Sweet land of parking lots
At 31, I’ve accepted that much of life is beyond my control. But you know what’s not? My steering wheel. I’ve always enjoyed the open road: loud music with the windows rolled down; cupholders with hot coffee for early-morning adventures. Save our recent trips, I don’t actually spend much time in the car — which is probably why I still enjoy it. Extra drive time would probably cure me of that.
You see, at the risk of getting hate mail, I must have one of the shortest commutes in Southern Maryland: seven minutes, tops. And that’s if I’m stuck behind a school bus.
Having watched my mother endure her hours-long commute for decades, I’ve never aspired to work in the city. As she recently joked, Mom has used every mode of transportation possible short of lacing up her sneakers and walking to town: carpool; vanpool; driving alone; riding the bus; taking the Metro. A trip that usually takes an hour and a half, at least. Each way. Every single day.

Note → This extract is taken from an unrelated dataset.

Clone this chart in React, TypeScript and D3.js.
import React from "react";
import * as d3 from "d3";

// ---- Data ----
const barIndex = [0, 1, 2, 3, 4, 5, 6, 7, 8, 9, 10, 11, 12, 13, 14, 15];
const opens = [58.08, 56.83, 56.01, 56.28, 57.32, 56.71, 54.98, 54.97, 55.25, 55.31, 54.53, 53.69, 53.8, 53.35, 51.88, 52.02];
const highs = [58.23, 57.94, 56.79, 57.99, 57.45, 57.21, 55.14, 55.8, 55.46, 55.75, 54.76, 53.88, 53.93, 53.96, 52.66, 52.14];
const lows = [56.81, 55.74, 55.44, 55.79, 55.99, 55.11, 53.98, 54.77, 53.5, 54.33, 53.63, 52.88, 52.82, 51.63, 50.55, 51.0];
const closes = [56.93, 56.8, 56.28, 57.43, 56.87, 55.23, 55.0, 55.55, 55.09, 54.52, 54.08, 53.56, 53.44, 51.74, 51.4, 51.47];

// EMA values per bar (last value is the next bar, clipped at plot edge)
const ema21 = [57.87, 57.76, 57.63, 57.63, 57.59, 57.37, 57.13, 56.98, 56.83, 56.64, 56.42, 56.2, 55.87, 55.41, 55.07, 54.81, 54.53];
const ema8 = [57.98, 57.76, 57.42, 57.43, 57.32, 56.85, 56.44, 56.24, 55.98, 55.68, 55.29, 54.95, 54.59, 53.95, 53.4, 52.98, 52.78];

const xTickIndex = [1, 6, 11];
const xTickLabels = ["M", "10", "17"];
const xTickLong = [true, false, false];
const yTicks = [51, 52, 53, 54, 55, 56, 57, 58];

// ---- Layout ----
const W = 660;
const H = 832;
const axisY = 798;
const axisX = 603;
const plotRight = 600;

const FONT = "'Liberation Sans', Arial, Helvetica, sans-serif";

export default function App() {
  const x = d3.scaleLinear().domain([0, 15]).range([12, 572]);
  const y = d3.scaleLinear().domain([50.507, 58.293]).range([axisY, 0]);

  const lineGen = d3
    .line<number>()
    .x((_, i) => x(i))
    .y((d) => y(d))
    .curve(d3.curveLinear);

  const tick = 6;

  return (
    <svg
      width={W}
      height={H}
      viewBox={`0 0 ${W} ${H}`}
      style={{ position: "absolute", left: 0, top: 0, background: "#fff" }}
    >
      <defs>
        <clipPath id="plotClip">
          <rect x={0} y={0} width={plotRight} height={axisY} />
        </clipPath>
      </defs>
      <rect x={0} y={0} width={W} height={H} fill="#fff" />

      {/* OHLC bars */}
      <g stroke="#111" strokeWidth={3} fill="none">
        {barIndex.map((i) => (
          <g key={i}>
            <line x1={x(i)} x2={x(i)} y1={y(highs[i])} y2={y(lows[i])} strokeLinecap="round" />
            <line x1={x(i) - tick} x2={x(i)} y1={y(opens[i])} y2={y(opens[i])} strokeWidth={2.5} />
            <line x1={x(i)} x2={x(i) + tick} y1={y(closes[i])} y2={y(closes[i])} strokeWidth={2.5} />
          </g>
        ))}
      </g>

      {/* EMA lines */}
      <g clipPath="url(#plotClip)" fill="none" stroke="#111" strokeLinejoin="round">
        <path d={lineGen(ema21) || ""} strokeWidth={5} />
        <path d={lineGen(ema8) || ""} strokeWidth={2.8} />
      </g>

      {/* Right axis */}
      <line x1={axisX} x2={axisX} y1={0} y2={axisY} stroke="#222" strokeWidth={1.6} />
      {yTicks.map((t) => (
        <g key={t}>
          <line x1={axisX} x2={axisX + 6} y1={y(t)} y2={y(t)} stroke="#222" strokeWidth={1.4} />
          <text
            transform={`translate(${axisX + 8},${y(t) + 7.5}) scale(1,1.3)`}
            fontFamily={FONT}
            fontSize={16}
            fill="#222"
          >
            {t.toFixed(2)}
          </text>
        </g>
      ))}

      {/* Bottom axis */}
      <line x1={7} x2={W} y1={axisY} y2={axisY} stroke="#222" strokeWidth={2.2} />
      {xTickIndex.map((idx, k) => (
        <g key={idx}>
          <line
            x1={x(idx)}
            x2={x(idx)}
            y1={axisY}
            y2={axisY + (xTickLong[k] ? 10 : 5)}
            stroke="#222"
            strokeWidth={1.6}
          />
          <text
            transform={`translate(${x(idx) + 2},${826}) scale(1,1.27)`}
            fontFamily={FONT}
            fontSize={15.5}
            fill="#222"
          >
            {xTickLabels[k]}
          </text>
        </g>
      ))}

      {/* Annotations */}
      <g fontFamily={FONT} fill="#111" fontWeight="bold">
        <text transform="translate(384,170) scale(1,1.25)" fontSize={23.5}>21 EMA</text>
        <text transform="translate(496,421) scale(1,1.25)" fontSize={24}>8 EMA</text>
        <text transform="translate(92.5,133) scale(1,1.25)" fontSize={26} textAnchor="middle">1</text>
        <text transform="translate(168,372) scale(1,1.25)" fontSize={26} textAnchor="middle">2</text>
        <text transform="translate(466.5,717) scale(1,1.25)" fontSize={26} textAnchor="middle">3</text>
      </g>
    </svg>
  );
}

And she’s not alone in that — not at all. Everyone has terrible traffic stories. I was a Beltway baby for three years during college, dealing with detours and back-ups before I finally got that degree and ran home to the suburbs: sweet, sweet land of parking lots.

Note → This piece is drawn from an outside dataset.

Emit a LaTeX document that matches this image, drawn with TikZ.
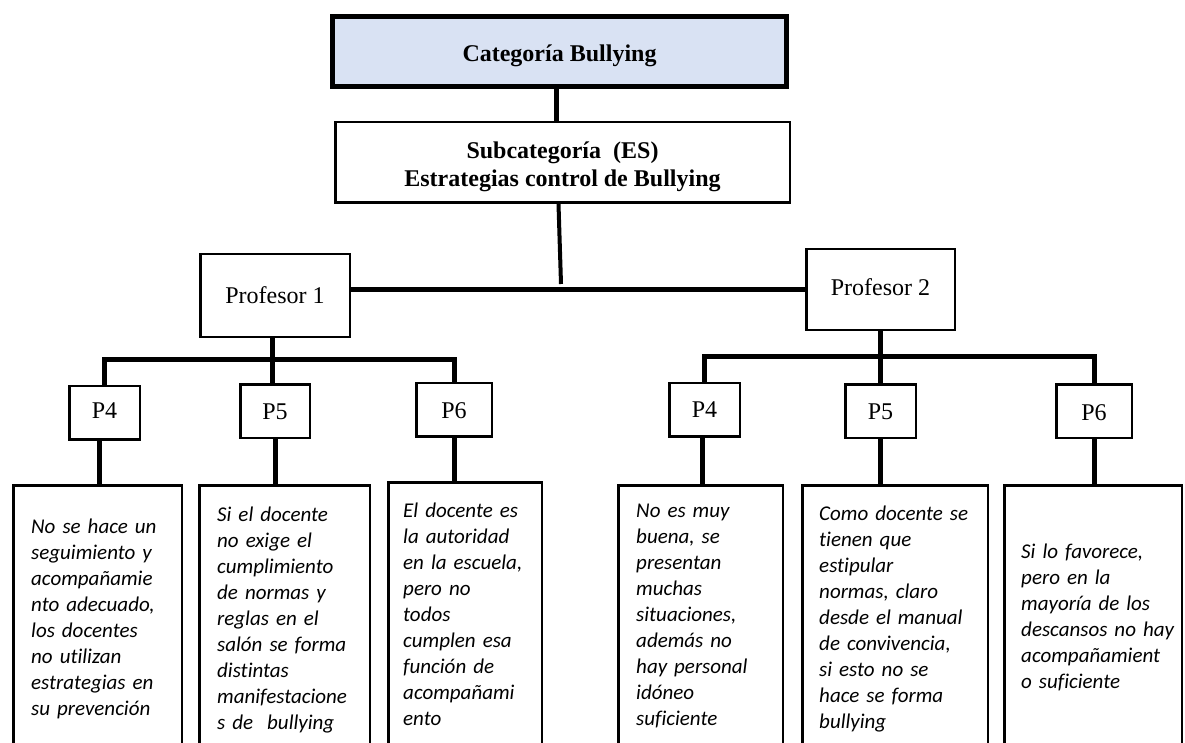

After so many years of rarely venturing beyond a 10-mile radius, I’ve become the butt of family jokes. Mom goes to Northern Virginia daily, of course, and my sister’s work takes her to all corners of the state. My father is a city tour guide and proud Washingtonian — a man with wheels on his feet.
On Tuesday, we were all crammed in his SUV headed downtown for a tour of Washington National Cathedral. It’s fun to play tourist — especially midweek. Katie and I arranged a tour and tea months ago as a Mother’s Day gift, and it was time to gawk at some stained glass.

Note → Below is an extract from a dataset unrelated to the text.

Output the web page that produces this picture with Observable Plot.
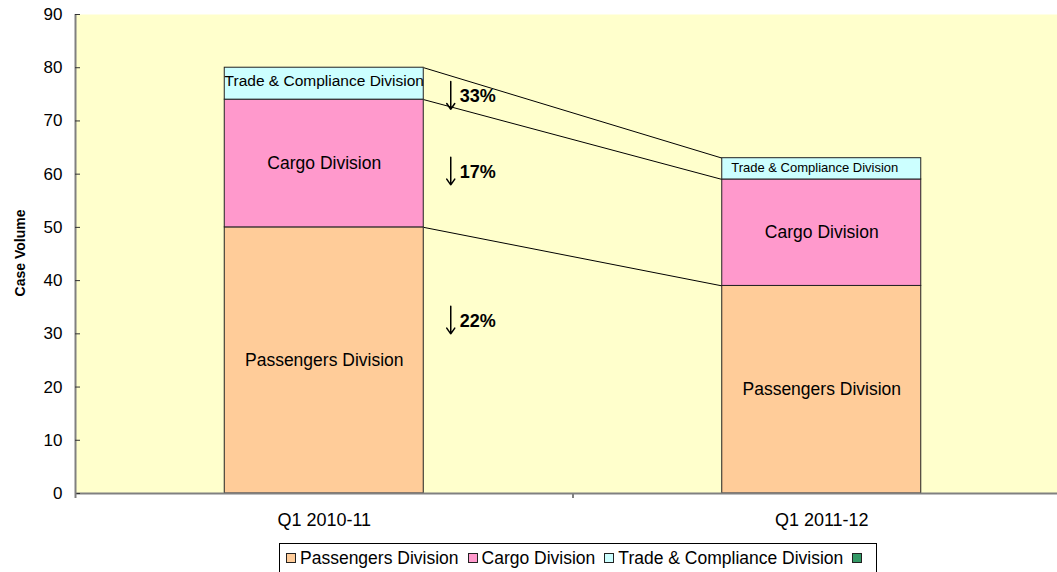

Our docent was an unassuming woman with a surprisingly robust voice. A longtime tour guide, her stories echoed easily down the limestone halls. She explained the cathedral’s history and future plans on an entertaining walk, leaving us later to inhale tiny squares of cucumber salad at our tea.
And scones, of course. Can’t forget the scones.
The afternoon was relaxing and reflective. Peaceful. A wonderful experience shared with Mom and Kate, and also educational — a buzzword that sends all students on forced marches of Washington fleeing, our guide joked. But I’m not afraid of learning a little something. I prefer that, actually.
And then? Well, then we had to drive back.
Life is all about checks-and-balances. We started the afternoon marveling at a panel of stained glass featuring an actual piece of the moon. It ended with us staring at a stagnant sea of tail lights, going nowhere. Nowhere. Nowhere. Earthbound, for sure.
My backseat driver kicked in. All I could see were the vehicles around us inching too close, pedestrians darting into traffic, bicycles nearly clipping our mirror. Every route was too crowded. Police stopped a vehicle in the middle of a neighboring lane, prompting a disorderly evacuation of everyone around us. No one used turn signals. There was nowhere to pull off. It was hot. We weren’t moving.
Was the air conditioning even working? “This is awful,” I muttered. Dad laughed. “This is nothing,” he said.
“It’s really not bad today,” Mom agreed.
Katie nodded, fighting me for the one backseat spot within striking distance of an air vent — just like the old days. “It gets much worse,” she added.
A wall of vehicles by South Capitol Street as a Nationals game began. Bumper-tobumper traffic getting on 295. Commuters stuck in Brandywine, every traffic light burning red.
I marveled at it all, eyes bulging.
“When’s the last time you went north?” my dad often jokes. “When’s the last time you left Waldorf?”
Sometimes it’s been weeks. Sometimes months.
But I’ll tell you this: when I do? It’s probably for dessert.